Here, with respect, the Committee seems to have misunderstood the meaning of “summary trial”.  In the context of magistrates courts it is a technical term and means a trial which takes place without there having been a previous hearing of the evidence before a magistrate other than the trial magistrate.  It does not mean a kangaroo trial or a rushed trial such as those that were conducted in the aftermath of the violent demonstrations in January this year.  Virtually all trials in magistrates courts are “summary trials”.   [Comment: The clause would make perfect sense if the references to summary trials were omitted;  perhaps they should be omitted to avoid misconstruction.]

Despite the misunderstanding, the Committee was right to draw attention to clause 21 because the sentencing powers it gives magistrates are excessive ‒ eye-wateringly so.  A magistrate other than the most junior will be able to impose sentences of up to ten years’ imprisonment and regional magistrates up to twenty years.  These are sentences that should be imposed only by judges of the High Court and only in the most serious of cases.


The PLC is to be commended for a report which points out the main respects in which the Bill is in conflict with the Constitution.  It is gratifying for Veritas, because many of the Committee’s objections to the Bill are the same as those we pointed out in our Bill Watch 24/2019 of 2nd May 2019 [link].

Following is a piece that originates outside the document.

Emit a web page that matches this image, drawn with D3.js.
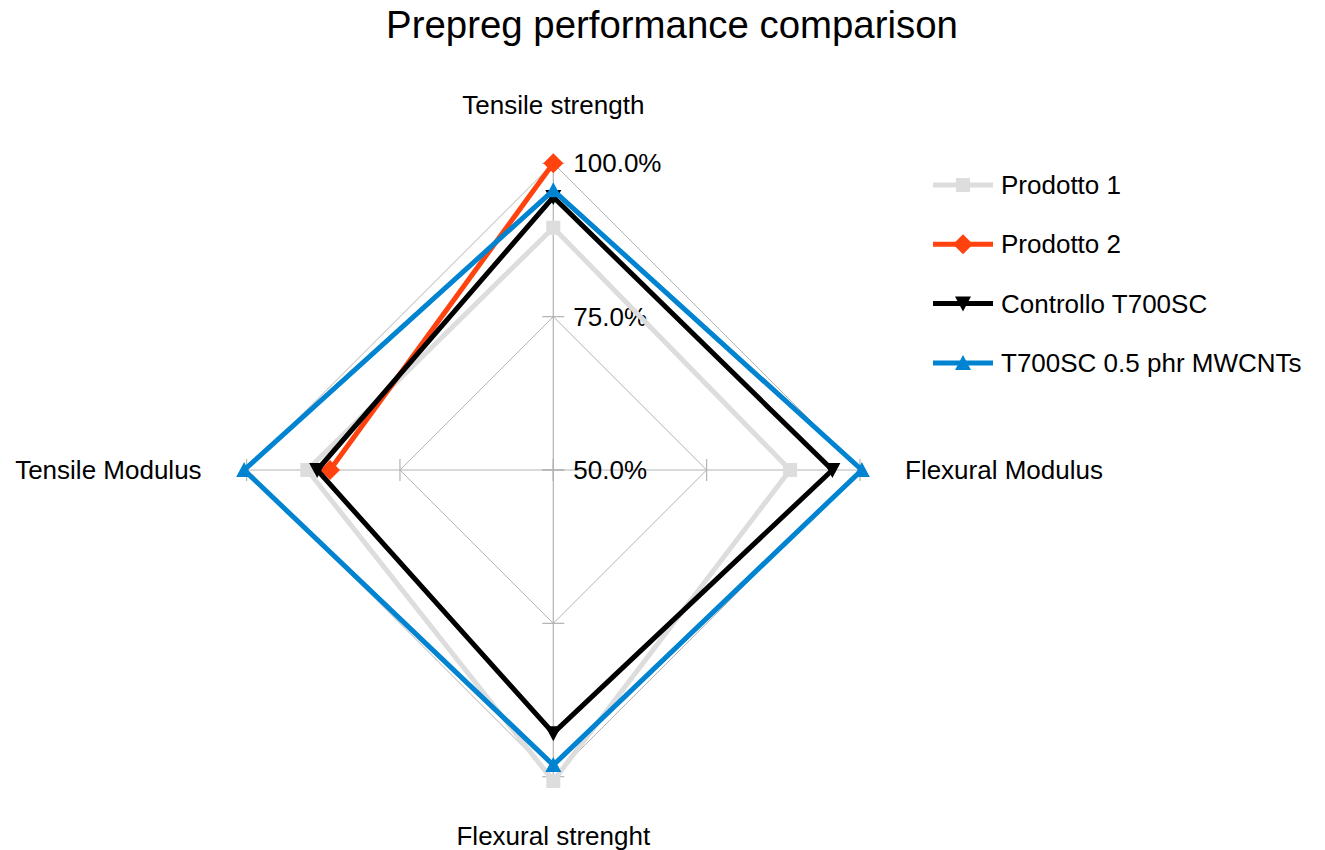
<!DOCTYPE html>
<html>
<head>
<meta charset="utf-8">
<script src="https://cdn.jsdelivr.net/npm/d3@7"></script>
<style>
  body { margin: 0; background: #fff; }
  svg { display: block; font-family: 'Liberation Sans', Arial, sans-serif; }
</style>
</head>
<body>
<div id="chart"></div>
<script>
// categories, clockwise from the top
const categories = ['Tensile strength', 'Flexural Modulus', 'Flexural strenght', 'Tensile Modulus'];
const seriesNames = ['Prodotto 1', 'Prodotto 2', 'Controllo T700SC', 'T700SC 0.5 phr MWCNTs'];
const prodotto1 = [89.5, 88.6, 100.7, 90.1];
const prodotto2 = [100.0, null, null, 86.4];
const controllo = [94.5, 95.5, 92.9, 88.5];
const mwcnts = [95.6, 100.3, 98.1, 100.4];
const tickValues = [50, 75, 100];
const tickLabels = ['50.0%', '75.0%', '100.0%'];

const colors = ['#dddddd', '#ff420e', '#000000', '#0084d1'];
const markers = ['square', 'diamond', 'triDown', 'triUp'];

const W = 1325;
const H = 850;
const cx = 553.3;
const cy = 470;
const radius = 306.7;
const fontSize = 26;

const markerPath = {
  square: 'M-7,-7h14v14h-14Z',
  diamond: 'M0,-10L10,0L0,10L-10,0Z',
  triUp: 'M0,-8L8,7L-8,7Z',
  triDown: 'M0,8L8,-7L-8,-7Z',
};

const svg = d3.select('#chart').append('svg')
  .attr('width', W)
  .attr('height', H);

svg.append('text')
  .attr('x', 672)
  .attr('y', 38)
  .attr('text-anchor', 'middle')
  .style('font-size', '38.4px')
  .text('Prepreg performance comparison');

const r = d3.scaleLinear().domain([50, 100]).range([0, radius]);
const angle = d3.scaleLinear().domain([0, categories.length]).range([0, 2 * Math.PI]);

const px = (i, v) => cx + r(v) * Math.sin(angle(i));
const py = (i, v) => cy - r(v) * Math.cos(angle(i));

const g = svg.append('g');

// grid diamonds
tickValues.slice(1).forEach(t => {
  g.append('path')
    .attr('d', d3.line()(categories.map((c, i) => [px(i, t), py(i, t)])) + 'Z')
    .style('fill', 'none')
    .style('stroke', '#b3b3b3')
    .style('stroke-width', 1);
});

// spokes + tick marks
categories.forEach((c, i) => {
  g.append('line')
    .attr('x1', cx).attr('y1', cy)
    .attr('x2', px(i, 100)).attr('y2', py(i, 100))
    .style('stroke', '#b3b3b3')
    .style('stroke-width', 1.2);
  const a = angle(i);
  tickValues.forEach(t => {
    const x0 = px(i, t);
    const y0 = py(i, t);
    const dx = 11 * Math.cos(a);
    const dy = 11 * Math.sin(a);
    g.append('line')
      .attr('x1', x0 - dx).attr('y1', y0 - dy)
      .attr('x2', x0 + dx).attr('y2', y0 + dy)
      .style('stroke', '#b3b3b3')
      .style('stroke-width', 1.2);
  });
});

// tick labels on the first axis
tickValues.forEach((t, k) => {
  g.append('text')
    .attr('x', cx + 20)
    .attr('y', py(0, t))
    .attr('dy', '0.35em')
    .style('font-size', `${fontSize}px`)
    .text(tickLabels[k]);
});

// category labels
const labelPos = [
  { dx: 0, dy: -58, anchor: 'middle' },
  { dx: 45, dy: 0, anchor: 'start' },
  { dx: 0, dy: 59, anchor: 'middle' },
  { dx: -45, dy: 0, anchor: 'end' },
];
categories.forEach((c, i) => {
  const p = labelPos[i];
  g.append('text')
    .attr('x', px(i, 100) + p.dx)
    .attr('y', py(i, 100) + p.dy)
    .attr('dy', '0.35em')
    .attr('text-anchor', p.anchor)
    .style('font-size', `${fontSize}px`)
    .text(c);
});

// series
const allSeries = [prodotto1, prodotto2, controllo, mwcnts];
const line = d3.line()
  .defined(d => d.v !== null)
  .x(d => px(d.i, d.v))
  .y(d => py(d.i, d.v));

allSeries.forEach((vals, s) => {
  const pts = vals.map((v, i) => ({ i, v }));
  const closed = pts.concat([{ i: pts.length, v: vals[0] }]);
  const sg = g.append('g').attr('class', 'series');
  sg.append('path')
    .attr('d', line(closed))
    .style('fill', 'none')
    .style('stroke', colors[s])
    .style('stroke-width', 5)
    .style('stroke-linejoin', 'miter');
  sg.selectAll('.marker')
    .data(pts.filter(d => d.v !== null))
    .enter().append('path')
    .attr('class', 'marker')
    .attr('transform', d => `translate(${px(d.i, d.v)},${py(d.i, d.v)})`)
    .attr('d', markerPath[markers[s]])
    .style('fill', colors[s]);
});

// legend
const legend = svg.append('g').attr('transform', 'translate(933,185)');
seriesNames.forEach((name, s) => {
  const row = legend.append('g').attr('transform', `translate(0,${s * 59.3})`);
  row.append('line')
    .attr('x1', 0).attr('x2', 60)
    .style('stroke', colors[s])
    .style('stroke-width', 5);
  row.append('path')
    .attr('transform', 'translate(30,0)')
    .attr('d', markerPath[markers[s]])
    .style('fill', colors[s]);
  row.append('text')
    .attr('x', 68)
    .attr('dy', '0.35em')
    .style('font-size', `${fontSize}px`)
    .text(name);
});
</script>
</body>
</html>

It is to be hoped that the Government will pay proper attention to the report and revise the Bill to take account of the Committee’s valid objections.  If the Bill is not revised extensively it will have a chilling effect on freedom of expression, freedom of assembly and the right to demonstrate, all vital to a democratic society and all guaranteed by the Constitution.  Also, if the Bill is not revised it will prompt a great number of court cases challenging its constitutionality.